DIRECTIONS FOR THIS TASK:
Give the listing again exactly, omitting its images.

DATA EXTRACT:
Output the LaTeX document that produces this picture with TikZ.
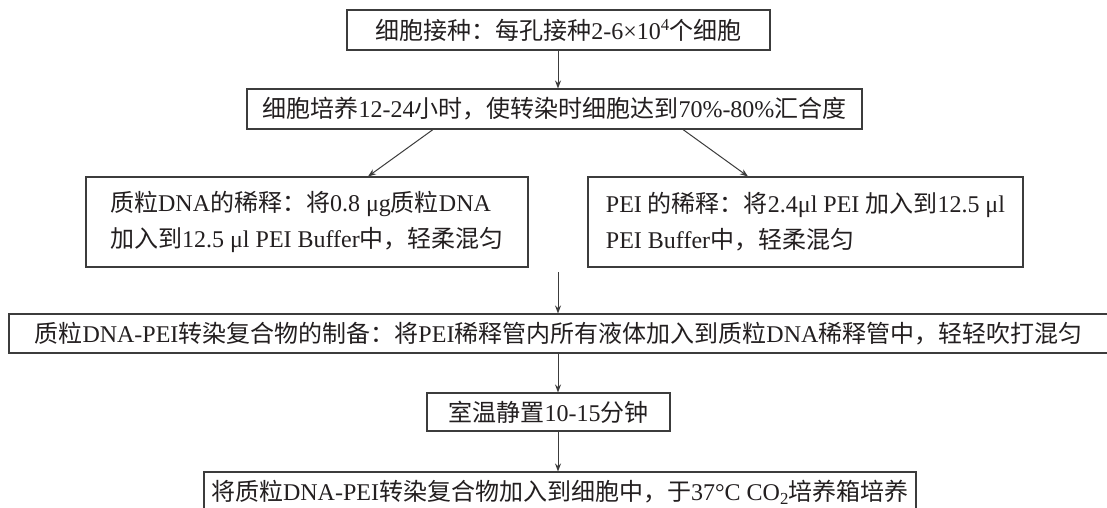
\documentclass[tikz,border=0pt]{standalone}
\usepackage{fontspec}
\setmainfont{Liberation Serif}
\newfontfamily\zhfont{Noto Sans CJK SC}
\newcommand\zh[1]{{\zhfont #1}}
\usetikzlibrary{arrows.meta}
\definecolor{ink}{HTML}{231F20}
\definecolor{edge}{HTML}{3C3C3C}
\begin{document}
\begin{tikzpicture}[x=1pt,y=-1pt,
  box/.style={draw=edge,line width=1.1pt,text=ink,inner sep=0pt,
    font=\fontsize{24}{36}\selectfont,anchor=center},
  arr/.style={draw=edge,line width=1pt,-{Stealth[length=8pt,width=6pt]}}]
\useasboundingbox[fill=white] (0,0) rectangle (1107,507);
\node[box,minimum width=423,minimum height=40] (b1) at (558.5,30)
  {\zh{细胞接种：每孔接种}2-6×10\textsuperscript{4}\zh{个细胞}};
\node[box,minimum width=615,minimum height=40] (b2) at (554.5,109)
  {\zh{细胞培养}12-24\zh{小时，使转染时细胞达到}70\%-80\%\zh{汇合度}};
\node[box,minimum width=442,minimum height=90,align=left] (b3) at (307,222)
  {\zh{质粒}DNA\zh{的稀释：将}0.8 μg\zh{质粒}DNA\\
   \zh{加入到}12.5 μl PEI Buffer\zh{中，轻柔混匀}};
\node[box,minimum width=435,minimum height=90,align=left] (b4) at (805.5,222)
  {PEI \zh{的稀释：将}2.4μl PEI \zh{加入到}12.5 μl\\
   PEI Buffer\zh{中，轻柔混匀}};
\node[box,minimum width=1099,minimum height=39] (b5) at (558.5,333.5)
  {\zh{质粒}DNA-PEI\zh{转染复合物的制备：将}PEI\zh{稀释管内所有液体加入到质粒}DNA\zh{稀释管中，轻轻吹打混匀}};
\node[box,minimum width=243,minimum height=38] (b6) at (548.5,412)
  {\zh{室温静置}10-15\zh{分钟}};
\node[box,minimum width=712,minimum height=40] (b7) at (560,492)
  {\zh{将质粒}DNA-PEI\zh{转染复合物加入到细胞中，于}37°C CO\textsubscript{2}\zh{培养箱培养}};
\coordinate (m) at (558,272);
\draw[arr] (b1.south -| m) -- (b2.north -| m);
\draw[arr] ([xshift=-121.5pt]b2.south) -- ([xshift=61pt]b3.north);
\draw[arr] ([xshift=128.5pt]b2.south) -- ([xshift=-57.5pt]b4.north);
\draw[arr] (m) -- (b5.north -| m);
\draw[arr] (b5.south -| m) -- (b6.north -| m);
\draw[arr] (b6.south -| m) -- (b7.north -| m);
\end{tikzpicture}
\end{document}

SOLUTION FOR THIS PROBLEM:
Output the LaTeX document that produces this picture with TikZ.
\documentclass[tikz,border=0pt]{standalone}
\usepackage{fontspec}
\setmainfont{Liberation Serif}
\newfontfamily\zhfont{Noto Sans CJK SC}
\newcommand\zh[1]{{\zhfont #1}}
\usetikzlibrary{arrows.meta}
\definecolor{ink}{HTML}{231F20}
\definecolor{edge}{HTML}{3C3C3C}
\begin{document}
\begin{tikzpicture}[x=1pt,y=-1pt,
  box/.style={draw=edge,line width=1.1pt,text=ink,inner sep=0pt,
    font=\fontsize{24}{36}\selectfont,anchor=center},
  arr/.style={draw=edge,line width=1pt,-{Stealth[length=8pt,width=6pt]}}]
\useasboundingbox[fill=white] (0,0) rectangle (1107,507);
\node[box,minimum width=423,minimum height=40] (b1) at (558.5,30)
  {\zh{细胞接种：每孔接种}2-6×10\textsuperscript{4}\zh{个细胞}};
\node[box,minimum width=615,minimum height=40] (b2) at (554.5,109)
  {\zh{细胞培养}12-24\zh{小时，使转染时细胞达到}70\%-80\%\zh{汇合度}};
\node[box,minimum width=442,minimum height=90,align=left] (b3) at (307,222)
  {\zh{质粒}DNA\zh{的稀释：将}0.8 μg\zh{质粒}DNA\\
   \zh{加入到}12.5 μl PEI Buffer\zh{中，轻柔混匀}};
\node[box,minimum width=435,minimum height=90,align=left] (b4) at (805.5,222)
  {PEI \zh{的稀释：将}2.4μl PEI \zh{加入到}12.5 μl\\
   PEI Buffer\zh{中，轻柔混匀}};
\node[box,minimum width=1099,minimum height=39] (b5) at (558.5,333.5)
  {\zh{质粒}DNA-PEI\zh{转染复合物的制备：将}PEI\zh{稀释管内所有液体加入到质粒}DNA\zh{稀释管中，轻轻吹打混匀}};
\node[box,minimum width=243,minimum height=38] (b6) at (548.5,412)
  {\zh{室温静置}10-15\zh{分钟}};
\node[box,minimum width=712,minimum height=40] (b7) at (560,492)
  {\zh{将质粒}DNA-PEI\zh{转染复合物加入到细胞中，于}37°C CO\textsubscript{2}\zh{培养箱培养}};
\coordinate (m) at (558,272);
\draw[arr] (b1.south -| m) -- (b2.north -| m);
\draw[arr] ([xshift=-121.5pt]b2.south) -- ([xshift=61pt]b3.north);
\draw[arr] ([xshift=128.5pt]b2.south) -- ([xshift=-57.5pt]b4.north);
\draw[arr] (m) -- (b5.north -| m);
\draw[arr] (b5.south -| m) -- (b6.north -| m);
\draw[arr] (b6.south -| m) -- (b7.north -| m);
\end{tikzpicture}
\end{document}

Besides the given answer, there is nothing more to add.